EXERCISE → Leaving out every picture, quote the data below exactly as it appears.

AVAILABLE DATA →

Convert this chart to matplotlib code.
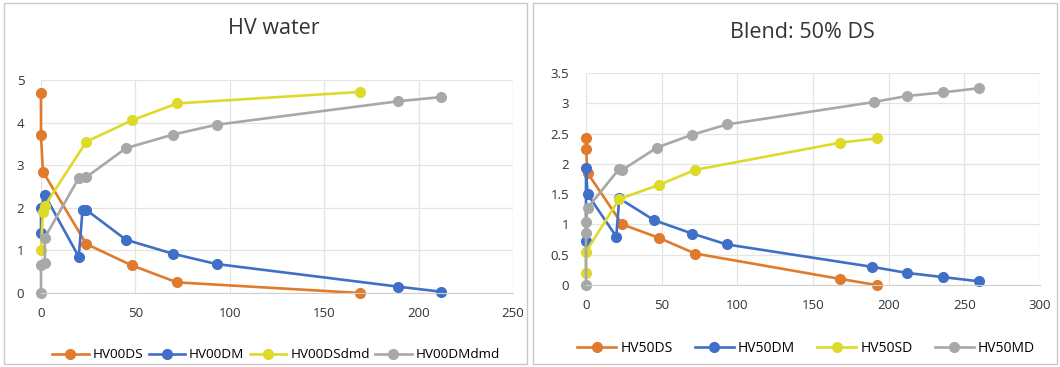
import matplotlib
matplotlib.use("Agg")
import matplotlib.pyplot as plt
from matplotlib.patches import Rectangle

plt.rcParams['font.family'] = ['Open Sans', 'DejaVu Sans']

# ---- left panel: HV water ----
hv00ds_x = [0, 0, 1, 24, 48, 72, 169]
hv00ds_y = [4.7, 3.7, 2.85, 1.15, 0.65, 0.25, 0.0]
hv00dm_x = [0, 0, 2, 20, 22, 24, 45, 70, 93, 189, 212]
hv00dm_y = [1.4, 2.0, 2.3, 0.85, 1.95, 1.95, 1.25, 0.92, 0.68, 0.15, 0.03]
hv00dsdmd_x = [0, 1, 2, 24, 48, 72, 169]
hv00dsdmd_y = [1.0, 1.9, 2.05, 3.55, 4.05, 4.45, 4.72]
hv00dmdmd_x = [0, 0, 2, 2, 20, 24, 45, 70, 93, 189, 212]
hv00dmdmd_y = [0.0, 0.65, 0.7, 1.3, 2.7, 2.72, 3.4, 3.72, 3.95, 4.5, 4.6]

# ---- right panel: Blend 50% DS ----
hv50ds_x = [0, 0, 1, 24, 48, 72, 168, 192]
hv50ds_y = [2.43, 2.25, 1.85, 1.0, 0.78, 0.52, 0.1, 0.0]
hv50dm_x = [0, 0, 1, 20, 22, 45, 70, 93, 189, 212, 236, 260]
hv50dm_y = [0.72, 1.93, 1.5, 0.8, 1.43, 1.07, 0.85, 0.67, 0.3, 0.2, 0.13, 0.06]
hv50sd_x = [0, 0, 22, 48, 72, 168, 192]
hv50sd_y = [0.2, 0.55, 1.42, 1.65, 1.9, 2.35, 2.42]
hv50md_x = [0, 0, 0, 1, 22, 24, 47, 70, 93, 190, 212, 236, 260]
hv50md_y = [0.0, 0.86, 1.04, 1.27, 1.92, 1.9, 2.27, 2.48, 2.65, 3.02, 3.12, 3.18, 3.25]

orange = '#E07B2E'
blue = '#3F6FC6'
yellow = '#DEDA2A'
gray = '#A8A8A8'

W, H = 1060, 367
fig = plt.figure(figsize=(W / 100, H / 100), dpi=100)

def px_axes(x0, y0, x1, y1):
    return fig.add_axes([x0 / W, 1 - y1 / H, (x1 - x0) / W, (y1 - y0) / H])

# chart frames
for bx0, bx1 in [(4, 527), (533, 1057)]:
    fig.patches.append(Rectangle((bx0 / W, 3 / H), (bx1 - bx0) / W, (H - 6) / H,
                                 transform=fig.transFigure, fill=False,
                                 edgecolor='#c8c8c8', lw=1.0))

def style(ax, xmax, ymax, ystep):
    ax.set_xlim(0, xmax)
    ax.set_ylim(0, ymax)
    for s in ax.spines.values():
        s.set_visible(False)
    ax.spines['bottom'].set_visible(True)
    ax.spines['bottom'].set_color('#d0d0d0')
    ax.grid(True, color='#e4e4e4', lw=0.9)
    ax.set_axisbelow(True)
    ax.tick_params(length=0, labelsize=9.5, colors='#333333')
    ax.tick_params(axis='x', pad=10)
    ax.tick_params(axis='y', pad=12)
    ax.set_xticks(range(0, xmax + 1, 50))
    yt = [i * ystep for i in range(int(round(ymax / ystep)) + 1)]
    ax.set_yticks(yt)
    ax.set_yticklabels([('%g' % v) for v in yt])

def series(ax, x, y, c, label):
    ax.plot(x, y, color=c, lw=1.9, marker='o', ms=7, label=label, clip_on=False)

ax1 = px_axes(41, 80, 513, 293)
style(ax1, 250, 5, 1)
series(ax1, hv00ds_x, hv00ds_y, orange, 'HV00DS')
series(ax1, hv00dm_x, hv00dm_y, blue, 'HV00DM')
series(ax1, hv00dsdmd_x, hv00dsdmd_y, yellow, 'HV00DSdmd')
series(ax1, hv00dmdmd_x, hv00dmdmd_y, gray, 'HV00DMdmd')
fig.text(274 / W, 1 - 28 / H, 'HV water', ha='center', va='center', fontsize=15.5, color='#333333')
fig.legend(handles=ax1.get_lines(), loc='center', bbox_to_anchor=(276 / W, 1 - 355 / H),
           ncol=4, frameon=False, fontsize=9.7, handlelength=2.7,
           columnspacing=0.4, handletextpad=0.3)

ax2 = px_axes(586, 73, 1040, 285)
style(ax2, 300, 3.5, 0.5)
series(ax2, hv50ds_x, hv50ds_y, orange, 'HV50DS')
series(ax2, hv50dm_x, hv50dm_y, blue, 'HV50DM')
series(ax2, hv50sd_x, hv50sd_y, yellow, 'HV50SD')
series(ax2, hv50md_x, hv50md_y, gray, 'HV50MD')
fig.text(802 / W, 1 - 32 / H, 'Blend: 50% DS', ha='center', va='center', fontsize=15.5, color='#333333')
fig.legend(handles=ax2.get_lines(), loc='center', bbox_to_anchor=(806 / W, 1 - 348 / H),
           ncol=4, frameon=False, fontsize=10, handlelength=2.8,
           columnspacing=1.6, handletextpad=0.3)

fig.savefig('out.png', dpi=100)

COMPLETE RESPONSE →
Convert this chart to matplotlib code.
import matplotlib
matplotlib.use("Agg")
import matplotlib.pyplot as plt
from matplotlib.patches import Rectangle

plt.rcParams['font.family'] = ['Open Sans', 'DejaVu Sans']

# ---- left panel: HV water ----
hv00ds_x = [0, 0, 1, 24, 48, 72, 169]
hv00ds_y = [4.7, 3.7, 2.85, 1.15, 0.65, 0.25, 0.0]
hv00dm_x = [0, 0, 2, 20, 22, 24, 45, 70, 93, 189, 212]
hv00dm_y = [1.4, 2.0, 2.3, 0.85, 1.95, 1.95, 1.25, 0.92, 0.68, 0.15, 0.03]
hv00dsdmd_x = [0, 1, 2, 24, 48, 72, 169]
hv00dsdmd_y = [1.0, 1.9, 2.05, 3.55, 4.05, 4.45, 4.72]
hv00dmdmd_x = [0, 0, 2, 2, 20, 24, 45, 70, 93, 189, 212]
hv00dmdmd_y = [0.0, 0.65, 0.7, 1.3, 2.7, 2.72, 3.4, 3.72, 3.95, 4.5, 4.6]

# ---- right panel: Blend 50% DS ----
hv50ds_x = [0, 0, 1, 24, 48, 72, 168, 192]
hv50ds_y = [2.43, 2.25, 1.85, 1.0, 0.78, 0.52, 0.1, 0.0]
hv50dm_x = [0, 0, 1, 20, 22, 45, 70, 93, 189, 212, 236, 260]
hv50dm_y = [0.72, 1.93, 1.5, 0.8, 1.43, 1.07, 0.85, 0.67, 0.3, 0.2, 0.13, 0.06]
hv50sd_x = [0, 0, 22, 48, 72, 168, 192]
hv50sd_y = [0.2, 0.55, 1.42, 1.65, 1.9, 2.35, 2.42]
hv50md_x = [0, 0, 0, 1, 22, 24, 47, 70, 93, 190, 212, 236, 260]
hv50md_y = [0.0, 0.86, 1.04, 1.27, 1.92, 1.9, 2.27, 2.48, 2.65, 3.02, 3.12, 3.18, 3.25]

orange = '#E07B2E'
blue = '#3F6FC6'
yellow = '#DEDA2A'
gray = '#A8A8A8'

W, H = 1060, 367
fig = plt.figure(figsize=(W / 100, H / 100), dpi=100)

def px_axes(x0, y0, x1, y1):
    return fig.add_axes([x0 / W, 1 - y1 / H, (x1 - x0) / W, (y1 - y0) / H])

# chart frames
for bx0, bx1 in [(4, 527), (533, 1057)]:
    fig.patches.append(Rectangle((bx0 / W, 3 / H), (bx1 - bx0) / W, (H - 6) / H,
                                 transform=fig.transFigure, fill=False,
                                 edgecolor='#c8c8c8', lw=1.0))

def style(ax, xmax, ymax, ystep):
    ax.set_xlim(0, xmax)
    ax.set_ylim(0, ymax)
    for s in ax.spines.values():
        s.set_visible(False)
    ax.spines['bottom'].set_visible(True)
    ax.spines['bottom'].set_color('#d0d0d0')
    ax.grid(True, color='#e4e4e4', lw=0.9)
    ax.set_axisbelow(True)
    ax.tick_params(length=0, labelsize=9.5, colors='#333333')
    ax.tick_params(axis='x', pad=10)
    ax.tick_params(axis='y', pad=12)
    ax.set_xticks(range(0, xmax + 1, 50))
    yt = [i * ystep for i in range(int(round(ymax / ystep)) + 1)]
    ax.set_yticks(yt)
    ax.set_yticklabels([('%g' % v) for v in yt])

def series(ax, x, y, c, label):
    ax.plot(x, y, color=c, lw=1.9, marker='o', ms=7, label=label, clip_on=False)

ax1 = px_axes(41, 80, 513, 293)
style(ax1, 250, 5, 1)
series(ax1, hv00ds_x, hv00ds_y, orange, 'HV00DS')
series(ax1, hv00dm_x, hv00dm_y, blue, 'HV00DM')
series(ax1, hv00dsdmd_x, hv00dsdmd_y, yellow, 'HV00DSdmd')
series(ax1, hv00dmdmd_x, hv00dmdmd_y, gray, 'HV00DMdmd')
fig.text(274 / W, 1 - 28 / H, 'HV water', ha='center', va='center', fontsize=15.5, color='#333333')
fig.legend(handles=ax1.get_lines(), loc='center', bbox_to_anchor=(276 / W, 1 - 355 / H),
           ncol=4, frameon=False, fontsize=9.7, handlelength=2.7,
           columnspacing=0.4, handletextpad=0.3)

ax2 = px_axes(586, 73, 1040, 285)
style(ax2, 300, 3.5, 0.5)
series(ax2, hv50ds_x, hv50ds_y, orange, 'HV50DS')
series(ax2, hv50dm_x, hv50dm_y, blue, 'HV50DM')
series(ax2, hv50sd_x, hv50sd_y, yellow, 'HV50SD')
series(ax2, hv50md_x, hv50md_y, gray, 'HV50MD')
fig.text(802 / W, 1 - 32 / H, 'Blend: 50% DS', ha='center', va='center', fontsize=15.5, color='#333333')
fig.legend(handles=ax2.get_lines(), loc='center', bbox_to_anchor=(806 / W, 1 - 348 / H),
           ncol=4, frameon=False, fontsize=10, handlelength=2.8,
           columnspacing=1.6, handletextpad=0.3)

fig.savefig('out.png', dpi=100)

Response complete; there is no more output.